— START OF Collected material —

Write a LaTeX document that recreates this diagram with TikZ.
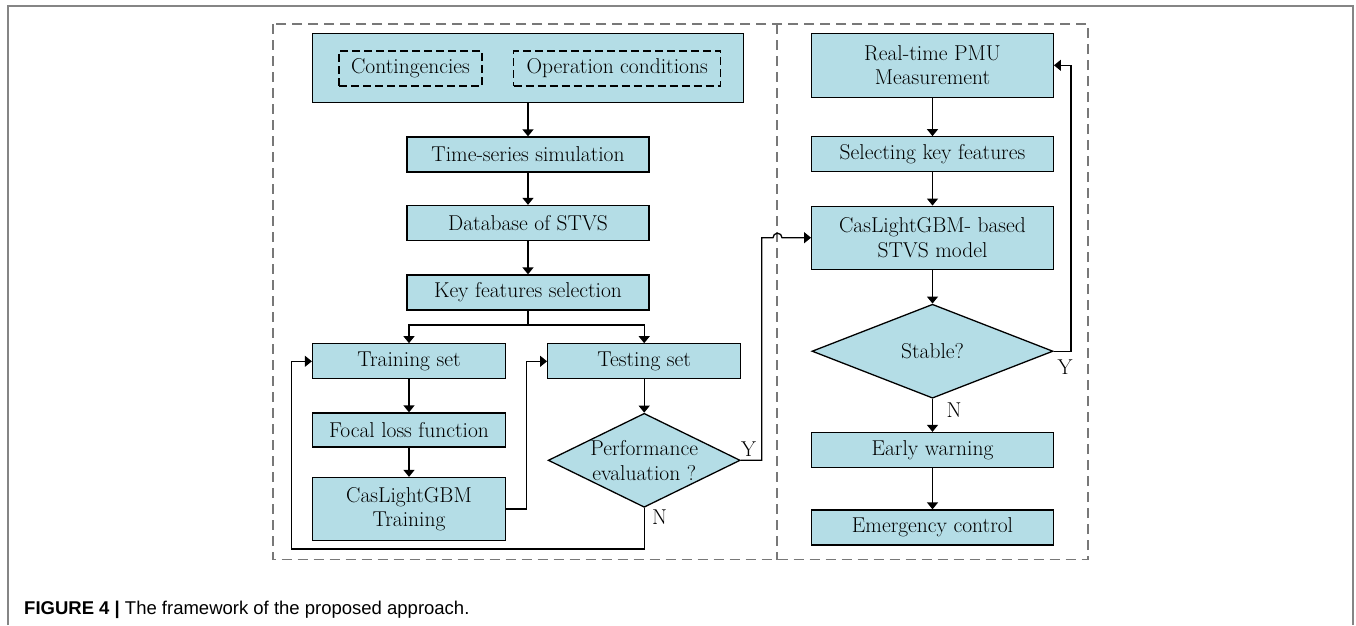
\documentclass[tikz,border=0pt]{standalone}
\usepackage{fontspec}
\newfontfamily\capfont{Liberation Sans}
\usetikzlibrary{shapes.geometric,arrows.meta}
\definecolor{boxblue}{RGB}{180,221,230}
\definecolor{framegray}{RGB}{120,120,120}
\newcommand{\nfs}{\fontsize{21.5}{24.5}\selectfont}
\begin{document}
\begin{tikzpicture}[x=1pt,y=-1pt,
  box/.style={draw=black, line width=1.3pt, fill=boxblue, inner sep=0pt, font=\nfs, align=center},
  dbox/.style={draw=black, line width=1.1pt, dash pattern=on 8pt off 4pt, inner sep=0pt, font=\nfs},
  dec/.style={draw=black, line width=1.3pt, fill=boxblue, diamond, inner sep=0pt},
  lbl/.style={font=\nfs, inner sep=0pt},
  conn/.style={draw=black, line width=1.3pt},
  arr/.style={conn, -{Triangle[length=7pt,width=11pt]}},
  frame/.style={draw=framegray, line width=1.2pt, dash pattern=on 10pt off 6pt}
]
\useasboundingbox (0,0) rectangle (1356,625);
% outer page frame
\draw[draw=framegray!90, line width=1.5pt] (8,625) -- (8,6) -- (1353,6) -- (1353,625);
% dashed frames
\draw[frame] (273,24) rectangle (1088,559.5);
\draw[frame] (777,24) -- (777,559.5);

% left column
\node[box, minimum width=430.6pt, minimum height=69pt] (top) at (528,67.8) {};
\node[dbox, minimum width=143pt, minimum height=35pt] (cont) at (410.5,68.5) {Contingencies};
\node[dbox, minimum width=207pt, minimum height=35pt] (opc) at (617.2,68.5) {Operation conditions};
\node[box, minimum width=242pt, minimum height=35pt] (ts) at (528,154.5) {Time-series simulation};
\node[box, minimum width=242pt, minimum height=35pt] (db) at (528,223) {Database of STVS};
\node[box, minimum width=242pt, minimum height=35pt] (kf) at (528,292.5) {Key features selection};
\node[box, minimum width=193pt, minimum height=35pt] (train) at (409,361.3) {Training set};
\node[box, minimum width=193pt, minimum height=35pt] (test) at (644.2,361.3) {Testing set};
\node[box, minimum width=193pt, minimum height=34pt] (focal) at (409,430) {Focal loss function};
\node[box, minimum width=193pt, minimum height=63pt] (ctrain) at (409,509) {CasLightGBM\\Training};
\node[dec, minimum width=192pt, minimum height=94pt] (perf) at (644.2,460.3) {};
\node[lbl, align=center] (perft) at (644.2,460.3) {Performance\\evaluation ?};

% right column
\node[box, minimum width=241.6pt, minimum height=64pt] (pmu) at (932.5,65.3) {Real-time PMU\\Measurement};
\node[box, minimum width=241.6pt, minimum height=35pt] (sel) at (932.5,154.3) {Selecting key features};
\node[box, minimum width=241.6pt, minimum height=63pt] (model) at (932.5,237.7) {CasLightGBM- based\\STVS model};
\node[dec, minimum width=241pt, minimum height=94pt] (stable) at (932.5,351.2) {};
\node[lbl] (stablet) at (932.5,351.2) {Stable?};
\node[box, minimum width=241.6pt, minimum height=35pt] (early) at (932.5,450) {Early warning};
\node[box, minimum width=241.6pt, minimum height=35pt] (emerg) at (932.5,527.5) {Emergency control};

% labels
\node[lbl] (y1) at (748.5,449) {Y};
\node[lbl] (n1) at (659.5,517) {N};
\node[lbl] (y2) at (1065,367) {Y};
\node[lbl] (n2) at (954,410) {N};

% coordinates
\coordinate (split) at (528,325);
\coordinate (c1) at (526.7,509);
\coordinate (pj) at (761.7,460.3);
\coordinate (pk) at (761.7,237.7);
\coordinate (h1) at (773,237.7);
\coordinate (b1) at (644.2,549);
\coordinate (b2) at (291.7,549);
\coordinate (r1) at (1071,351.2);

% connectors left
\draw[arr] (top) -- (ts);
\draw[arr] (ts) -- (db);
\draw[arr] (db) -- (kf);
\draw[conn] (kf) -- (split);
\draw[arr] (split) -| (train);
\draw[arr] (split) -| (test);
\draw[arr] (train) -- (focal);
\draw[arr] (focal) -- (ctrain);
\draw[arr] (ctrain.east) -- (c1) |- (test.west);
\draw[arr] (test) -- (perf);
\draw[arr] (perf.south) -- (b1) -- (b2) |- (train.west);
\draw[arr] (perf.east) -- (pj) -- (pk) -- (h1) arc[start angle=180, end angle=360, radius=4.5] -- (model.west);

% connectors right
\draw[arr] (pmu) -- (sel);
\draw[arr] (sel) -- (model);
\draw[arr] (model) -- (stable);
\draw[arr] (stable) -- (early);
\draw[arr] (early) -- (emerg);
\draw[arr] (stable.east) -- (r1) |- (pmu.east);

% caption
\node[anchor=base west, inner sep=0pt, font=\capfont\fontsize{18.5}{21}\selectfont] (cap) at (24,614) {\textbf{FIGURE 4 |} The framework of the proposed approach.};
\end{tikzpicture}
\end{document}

— END OF Collected material —

## Direction
Copy the material above exactly and drop the pictures.

## Answer to the task
Write a LaTeX document that recreates this diagram with TikZ.
\documentclass[tikz,border=0pt]{standalone}
\usepackage{fontspec}
\newfontfamily\capfont{Liberation Sans}
\usetikzlibrary{shapes.geometric,arrows.meta}
\definecolor{boxblue}{RGB}{180,221,230}
\definecolor{framegray}{RGB}{120,120,120}
\newcommand{\nfs}{\fontsize{21.5}{24.5}\selectfont}
\begin{document}
\begin{tikzpicture}[x=1pt,y=-1pt,
  box/.style={draw=black, line width=1.3pt, fill=boxblue, inner sep=0pt, font=\nfs, align=center},
  dbox/.style={draw=black, line width=1.1pt, dash pattern=on 8pt off 4pt, inner sep=0pt, font=\nfs},
  dec/.style={draw=black, line width=1.3pt, fill=boxblue, diamond, inner sep=0pt},
  lbl/.style={font=\nfs, inner sep=0pt},
  conn/.style={draw=black, line width=1.3pt},
  arr/.style={conn, -{Triangle[length=7pt,width=11pt]}},
  frame/.style={draw=framegray, line width=1.2pt, dash pattern=on 10pt off 6pt}
]
\useasboundingbox (0,0) rectangle (1356,625);
% outer page frame
\draw[draw=framegray!90, line width=1.5pt] (8,625) -- (8,6) -- (1353,6) -- (1353,625);
% dashed frames
\draw[frame] (273,24) rectangle (1088,559.5);
\draw[frame] (777,24) -- (777,559.5);

% left column
\node[box, minimum width=430.6pt, minimum height=69pt] (top) at (528,67.8) {};
\node[dbox, minimum width=143pt, minimum height=35pt] (cont) at (410.5,68.5) {Contingencies};
\node[dbox, minimum width=207pt, minimum height=35pt] (opc) at (617.2,68.5) {Operation conditions};
\node[box, minimum width=242pt, minimum height=35pt] (ts) at (528,154.5) {Time-series simulation};
\node[box, minimum width=242pt, minimum height=35pt] (db) at (528,223) {Database of STVS};
\node[box, minimum width=242pt, minimum height=35pt] (kf) at (528,292.5) {Key features selection};
\node[box, minimum width=193pt, minimum height=35pt] (train) at (409,361.3) {Training set};
\node[box, minimum width=193pt, minimum height=35pt] (test) at (644.2,361.3) {Testing set};
\node[box, minimum width=193pt, minimum height=34pt] (focal) at (409,430) {Focal loss function};
\node[box, minimum width=193pt, minimum height=63pt] (ctrain) at (409,509) {CasLightGBM\\Training};
\node[dec, minimum width=192pt, minimum height=94pt] (perf) at (644.2,460.3) {};
\node[lbl, align=center] (perft) at (644.2,460.3) {Performance\\evaluation ?};

% right column
\node[box, minimum width=241.6pt, minimum height=64pt] (pmu) at (932.5,65.3) {Real-time PMU\\Measurement};
\node[box, minimum width=241.6pt, minimum height=35pt] (sel) at (932.5,154.3) {Selecting key features};
\node[box, minimum width=241.6pt, minimum height=63pt] (model) at (932.5,237.7) {CasLightGBM- based\\STVS model};
\node[dec, minimum width=241pt, minimum height=94pt] (stable) at (932.5,351.2) {};
\node[lbl] (stablet) at (932.5,351.2) {Stable?};
\node[box, minimum width=241.6pt, minimum height=35pt] (early) at (932.5,450) {Early warning};
\node[box, minimum width=241.6pt, minimum height=35pt] (emerg) at (932.5,527.5) {Emergency control};

% labels
\node[lbl] (y1) at (748.5,449) {Y};
\node[lbl] (n1) at (659.5,517) {N};
\node[lbl] (y2) at (1065,367) {Y};
\node[lbl] (n2) at (954,410) {N};

% coordinates
\coordinate (split) at (528,325);
\coordinate (c1) at (526.7,509);
\coordinate (pj) at (761.7,460.3);
\coordinate (pk) at (761.7,237.7);
\coordinate (h1) at (773,237.7);
\coordinate (b1) at (644.2,549);
\coordinate (b2) at (291.7,549);
\coordinate (r1) at (1071,351.2);

% connectors left
\draw[arr] (top) -- (ts);
\draw[arr] (ts) -- (db);
\draw[arr] (db) -- (kf);
\draw[conn] (kf) -- (split);
\draw[arr] (split) -| (train);
\draw[arr] (split) -| (test);
\draw[arr] (train) -- (focal);
\draw[arr] (focal) -- (ctrain);
\draw[arr] (ctrain.east) -- (c1) |- (test.west);
\draw[arr] (test) -- (perf);
\draw[arr] (perf.south) -- (b1) -- (b2) |- (train.west);
\draw[arr] (perf.east) -- (pj) -- (pk) -- (h1) arc[start angle=180, end angle=360, radius=4.5] -- (model.west);

% connectors right
\draw[arr] (pmu) -- (sel);
\draw[arr] (sel) -- (model);
\draw[arr] (model) -- (stable);
\draw[arr] (stable) -- (early);
\draw[arr] (early) -- (emerg);
\draw[arr] (stable.east) -- (r1) |- (pmu.east);

% caption
\node[anchor=base west, inner sep=0pt, font=\capfont\fontsize{18.5}{21}\selectfont] (cap) at (24,614) {\textbf{FIGURE 4 |} The framework of the proposed approach.};
\end{tikzpicture}
\end{document}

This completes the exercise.